The entrance to the Mosaic Museum in Istanbul is through the Arasta Bazaar in Sultanahmet. Descending to a couple of levels below that of the bazaar, you find yourself faced with some remarkable mosaics from the Byzantine Imperial Palace that occupied most of what is the modern Sultanahmet area of Istanbul.
The mosaics, first discovered in the 1930s, are believed to have been part of the colonnade between the Imperial apartments and the Imperial enclosure on the Hippodrome. An enormous restoration project lifted the mosaics and put them on to new backing material in order to preserve them. The museum’s roof allows filtered light though so that you can view the mosaics in natural light.
There are some charming domestic scenes, such as this one of boys playing some sort of chariot racing game:
Two boys riding on a camel led by a slave:
I am curious as to why the boys in these mosaic scenes look more like small, stocky men rather than children, though their faces are quite distinct from the faces of the adult men depicted. I wonder if it is connected with a view of children as mini adult: the cult of childhood being a much later (probably seventeenth or eighteenth century) invention.
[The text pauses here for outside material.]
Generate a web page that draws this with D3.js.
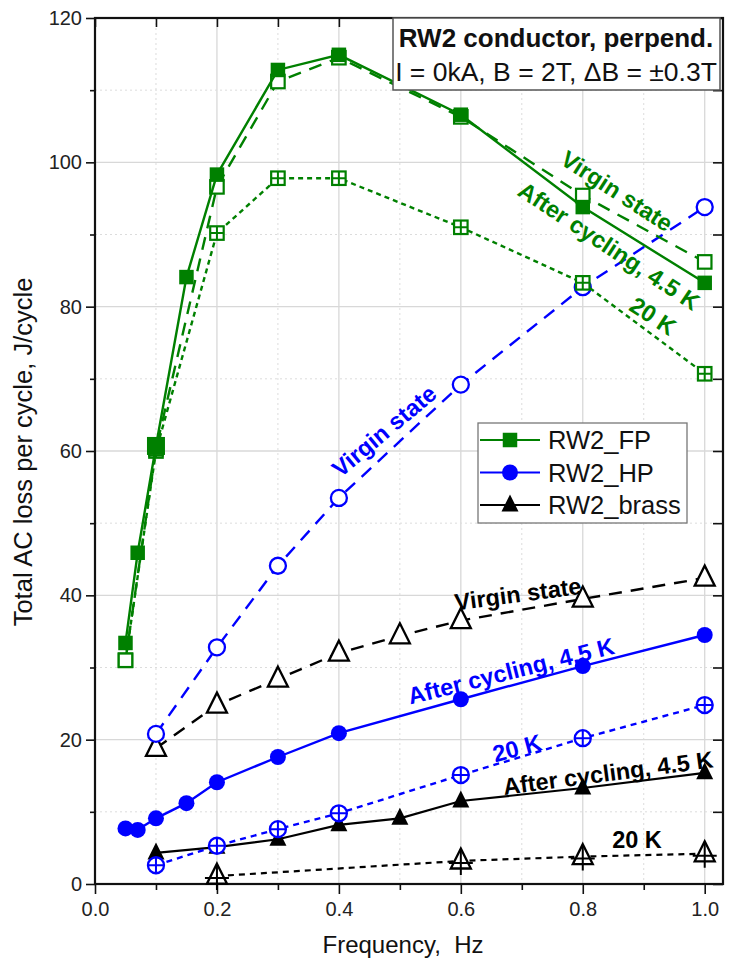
<!DOCTYPE html>
<html><head><meta charset="utf-8">
<script src="https://cdn.jsdelivr.net/npm/d3@7"></script>
<style>
html,body{margin:0;padding:0;background:#fff;}
svg text{font-family:"Liberation Sans",Arial,sans-serif;}
</style></head>
<body><svg id="c" width="730" height="968"></svg>
<script>
// ---- data ----
const fpAfterX   = [0.05,0.07,0.1,0.15,0.2,0.3,0.4,0.6,0.8,1.0];
const fpAfterY   = [33.4,45.9,60.7,84.1,98.3,112.8,114.9,106.6,93.8,83.3];
const fpVirginX  = [0.05,0.1,0.2,0.3,0.4,0.6,0.8,1.0];
const fpVirginY  = [31.0,60.3,96.6,111.2,114.5,106.3,95.4,86.2];
const fp20X      = [0.05,0.1,0.2,0.3,0.4,0.6,0.8,1.0];
const fp20Y      = [31.0,60.0,90.2,97.8,97.8,91.0,83.3,70.7];

const hpAfterX   = [0.05,0.07,0.1,0.15,0.2,0.3,0.4,0.6,0.8,1.0];
const hpAfterY   = [7.7,7.5,9.1,11.2,14.1,17.6,20.9,25.6,30.2,34.5];
const hpVirginX  = [0.1,0.2,0.3,0.4,0.6,0.8,1.0];
const hpVirginY  = [20.8,32.8,44.1,53.5,69.2,82.7,93.8];
const hp20X      = [0.1,0.2,0.3,0.4,0.6,0.8,1.0];
const hp20Y      = [2.6,5.3,7.6,9.8,15.1,20.2,24.8];

const brAfterX   = [0.1,0.2,0.3,0.4,0.5,0.6,0.8,1.0];
const brAfterY   = [4.3,5.1,6.2,8.2,9.1,11.5,13.3,15.4];
const brVirginX  = [0.1,0.2,0.3,0.4,0.5,0.6,0.8,1.0];
const brVirginY  = [18.8,24.8,28.4,32.0,34.4,36.5,39.5,42.4];
const br20X      = [0.2,0.6,0.8,1.0];
const br20Y      = [1.1,3.2,3.8,4.2];

const xMajorTicks = [0,0.2,0.4,0.6,0.8,1.0];
const xMinorTicks = [0.1,0.3,0.5,0.7,0.9];
const yMajorTicks = [0,20,40,60,80,100,120];
const yMinorTicks = [10,30,50,70,90,110];
const legendLabels = ["RW2_FP","RW2_HP","RW2_brass"];

// ---- layout ----
const svg = d3.select("#c");
const L=95, R=723, T=18, B=884;
const x = d3.scaleLinear().domain([0,1.03]).range([L,R]);
const y = d3.scaleLinear().domain([0,120]).range([B,T]);
const GREEN="#008000", BLUE="#0000ff", BLACK="#000";

// grid
const g = svg.append("g");
g.selectAll(".vmaj").data(xMajorTicks.filter(d=>d>0)).join("line")
  .attr("x1",d=>x(d)).attr("x2",d=>x(d)).attr("y1",T).attr("y2",B)
  .attr("stroke","#d8d8d8").attr("stroke-width",1.3);
g.selectAll(".vmin").data(xMinorTicks).join("line")
  .attr("x1",d=>x(d)).attr("x2",d=>x(d)).attr("y1",T).attr("y2",B)
  .attr("stroke","#dcdcdc").attr("stroke-width",1).attr("stroke-dasharray","2,3");
g.selectAll(".hmaj").data(yMajorTicks.filter(d=>d>0&&d<120)).join("line")
  .attr("y1",d=>y(d)).attr("y2",d=>y(d)).attr("x1",L).attr("x2",R)
  .attr("stroke","#d8d8d8").attr("stroke-width",1.3);
g.selectAll(".hmin").data(yMinorTicks).join("line")
  .attr("y1",d=>y(d)).attr("y2",d=>y(d)).attr("x1",L).attr("x2",R)
  .attr("stroke","#dcdcdc").attr("stroke-width",1).attr("stroke-dasharray","2,3");

// axes
const fmt = d3.format(".1f");
const axB = svg.append("g").attr("transform",`translate(0,${B})`)
  .call(d3.axisBottom(x).tickValues(xMajorTicks).tickFormat(fmt).tickSize(10).tickPadding(8));
svg.append("g").attr("transform",`translate(0,${B})`)
  .call(d3.axisBottom(x).tickValues(xMinorTicks).tickFormat("").tickSize(6));
const axL = svg.append("g").attr("transform",`translate(${L},0)`)
  .call(d3.axisLeft(y).tickValues(yMajorTicks).tickFormat(d3.format("d")).tickSize(9).tickPadding(4));
svg.append("g").attr("transform",`translate(${L},0)`)
  .call(d3.axisLeft(y).tickValues(yMinorTicks).tickFormat("").tickSize(5));
svg.append("g").attr("transform",`translate(0,${T})`)
  .call(d3.axisBottom(x).tickValues(xMajorTicks.concat(xMinorTicks)).tickFormat("").tickSize(9));
svg.append("g").attr("transform",`translate(${R},0)`)
  .call(d3.axisLeft(y).tickValues(yMajorTicks.concat(yMinorTicks)).tickFormat("").tickSize(10));
svg.selectAll(".domain").remove();
svg.selectAll(".tick line").attr("stroke","#111").attr("stroke-width",1.6);
axB.selectAll("text").attr("font-size",20).attr("fill","#222");
axL.selectAll("text").attr("font-size",20).attr("fill","#222");
svg.append("rect").attr("x",L).attr("y",T).attr("width",R-L).attr("height",B-T)
  .attr("fill","none").attr("stroke","#111").attr("stroke-width",2.2);

// axis titles
svg.append("text").attr("x",(L+R)/2-6).attr("y",953).attr("text-anchor","middle")
  .style("white-space","pre").attr("font-size",24).attr("fill","#111").text("Frequency,  Hz");
svg.append("text").attr("transform",`translate(32,452) rotate(-90)`).attr("text-anchor","middle")
  .attr("font-size",25.5).attr("fill","#111").text("Total AC loss per cycle, J/cycle");

// ---- series ----
const line = d3.line().x(d=>x(d[0])).y(d=>y(d[1]));
const plot = svg.append("g");
function series(xs, ys, color, dash, marker, width){
  const pts = xs.map((v,i)=>[v,ys[i]]);
  plot.append("path").datum(pts).attr("d",line).attr("fill","none")
    .attr("stroke",color).attr("stroke-width",width||2.4).attr("stroke-dasharray",dash);
  const m = plot.append("g");
  pts.forEach(p=>drawMarker(m, x(p[0]), y(p[1]), marker, color));
}
function drawMarker(m, cx, cy, type, color){
  if(type==="sqFill"){ const s=14.5; m.append("rect").attr("x",cx-s/2).attr("y",cy-s/2).attr("width",s).attr("height",s).attr("fill",color); }
  if(type==="sqOpen"){ const s=13.5; m.append("rect").attr("x",cx-s/2).attr("y",cy-s/2).attr("width",s).attr("height",s).attr("fill","#fff").attr("stroke",color).attr("stroke-width",2.2); }
  if(type==="sqCross"){ const s=13.5; m.append("rect").attr("x",cx-s/2).attr("y",cy-s/2).attr("width",s).attr("height",s).attr("fill","#fff").attr("stroke",color).attr("stroke-width",2.2);
    m.append("path").attr("d",`M${cx-s/2},${cy}H${cx+s/2}M${cx},${cy-s/2}V${cy+s/2}`).attr("stroke",color).attr("stroke-width",2); }
  if(type==="ciFill"){ m.append("circle").attr("cx",cx).attr("cy",cy).attr("r",8).attr("fill",color); }
  if(type==="ciOpen"){ m.append("circle").attr("cx",cx).attr("cy",cy).attr("r",8).attr("fill","#fff").attr("stroke",color).attr("stroke-width",2.3); }
  if(type==="ciCross"){ m.append("circle").attr("cx",cx).attr("cy",cy).attr("r",8).attr("fill","#fff").attr("stroke",color).attr("stroke-width",2.3);
    m.append("path").attr("d",`M${cx-8},${cy}H${cx+8}M${cx},${cy-8}V${cy+8}`).attr("stroke",color).attr("stroke-width",2); }
  const tri = (s)=>`M${cx},${cy-s*0.62}L${cx+s/2},${cy+s*0.38}L${cx-s/2},${cy+s*0.38}Z`;
  if(type==="trFill"){ m.append("path").attr("d",tri(17)).attr("fill",color); }
  if(type==="trOpen"){ m.append("path").attr("d",tri(20)).attr("fill","#fff").attr("stroke",color).attr("stroke-width",2.3); }
  if(type==="trCross"){ m.append("path").attr("d",tri(20)).attr("fill","#fff").attr("stroke",color).attr("stroke-width",2.3);
    m.append("path").attr("d",`M${cx-12},${cy+2}H${cx+12}M${cx},${cy-12}V${cy+14}`).attr("stroke",color).attr("stroke-width",2); }
}

// brass
series(br20X, br20Y, BLACK, "6,5", "trCross", 2.2);
series(brVirginX, brVirginY, BLACK, "13,9", "trOpen", 2.4);
series(brAfterX, brAfterY, BLACK, null, "trFill", 2.2);
// HP
series(hp20X, hp20Y, BLUE, "6,5", "ciCross", 2.4);
series(hpVirginX, hpVirginY, BLUE, "13,9", "ciOpen", 2.4);
series(hpAfterX, hpAfterY, BLUE, null, "ciFill", 2.4);
// FP
series(fp20X, fp20Y, GREEN, "5,4", "sqCross", 2.4);
series(fpVirginX, fpVirginY, GREEN, "13,9", "sqOpen", 2.4);
series(fpAfterX, fpAfterY, GREEN, null, "sqFill", 2.4);
// the larger filled square at 0.1 Hz
{ const i = fpAfterX.indexOf(0.1); const s=18;
  plot.append("rect").attr("x",x(fpAfterX[i])-s/2).attr("y",y(fpAfterY[i])-s/2).attr("width",s).attr("height",s).attr("fill",GREEN); }

// ---- annotations ----
const ann = [
  {t:"Virgin state", c:GREEN, x:617, y:191, a:33},
  {t:"After cycling, 4.5 K", c:GREEN, x:609, y:246, a:33.5},
  {t:"20 K", c:GREEN, x:653, y:316, a:33},
  {t:"Virgin state", c:BLUE, x:384, y:431, a:-40},
  {t:"Virgin state", c:BLACK, x:518, y:594, a:-7.5},
  {t:"After cycling, 4.5 K", c:BLUE, x:511, y:671, a:-14},
  {t:"20 K", c:BLUE, x:517, y:748, a:-15},
  {t:"After cycling, 4.5 K", c:BLACK, x:608, y:773, a:-7.5},
  {t:"20 K", c:BLACK, x:637, y:840, a:0}
];
svg.append("g").selectAll("text").data(ann).join("text")
  .attr("transform",d=>`translate(${d.x},${d.y}) rotate(${d.a})`)
  .attr("text-anchor","middle").attr("dy","0.35em")
  .attr("font-size",23.5).attr("font-weight","bold").attr("fill",d=>d.c).text(d=>d.t);

// ---- info box ----
svg.append("rect").attr("x",393).attr("y",18).attr("width",327).attr("height",72)
  .attr("fill","#fff").attr("stroke","#555").attr("stroke-width",1.5);
svg.append("text").attr("x",556).attr("y",47).attr("text-anchor","middle")
  .attr("font-size",26).attr("font-weight","bold").attr("fill","#111").text("RW2 conductor, perpend.");
svg.append("text").attr("x",556).attr("y",81).attr("text-anchor","middle")
  .attr("font-size",26.5).attr("fill","#111").text("I = 0kA, B = 2T, \u0394B = \u00b10.3T");

// ---- legend ----
const leg = svg.append("g");
leg.append("rect").attr("x",478).attr("y",423).attr("width",209).attr("height",100)
  .attr("fill","#fff").attr("stroke","#777").attr("stroke-width",1.3);
const legColors=[GREEN,BLUE,BLACK], legMarkers=["sqFill","ciFill","trFill"];
legendLabels.forEach((lab,i)=>{
  const ly = 440 + i*32.5;
  leg.append("line").attr("x1",480).attr("x2",540).attr("y1",ly).attr("y2",ly).attr("stroke",legColors[i]).attr("stroke-width",2.2);
  drawMarker(leg, 510, ly, legMarkers[i], legColors[i]);
  leg.append("text").attr("x",548).attr("y",ly).attr("dy","0.36em").attr("font-size",25.5).attr("fill","#111").text(lab);
});
</script></body></html>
The depiction of animals and the human form is generally very well done, as in these scenes of animal husbandry:
A striking feature of the mosaics is the absence of images of women (apart from the one below and another one showing a woman with an infant on her lap).
The surviving mosaics give the strong impression of a male world, often involving cruelty to animals, at least to a modern sensibility. Here for example are hunters fighting wild animals:
Animals fight each other in a struggle for survival, frequently depicted in gory detail:
Even an apparently straightforward depiction of a boy with a puppy seems to have an undertone of cruelty: the puppy appears to be springing out of the boy’s arms in fear – and is that an evil look on the boy’s face? Is it just the limitations of mosaic art? Or are we projecting our own interpretation on a more innocent scene?
There are certainly some fine animals depicted, from the exotic:
to the mythical / fantastical:
And finally two remarkable faces in the border decoration which look remarkably medieval to me and also remind me of the green man motif.
The overall impression I get from these mosaics is that are very Roman and pagan in their subject matter, style and execution. It came as a bit of a shock to me that they formed part of an Imperial Palace, perhaps because in my experience Byzantine imagery is mainly religious and stylistically very different. But these are early mosaics (5th century) in terms of Byzantine history and culture, so perhaps it is not so surprising that they are as strongly Roman as they seem.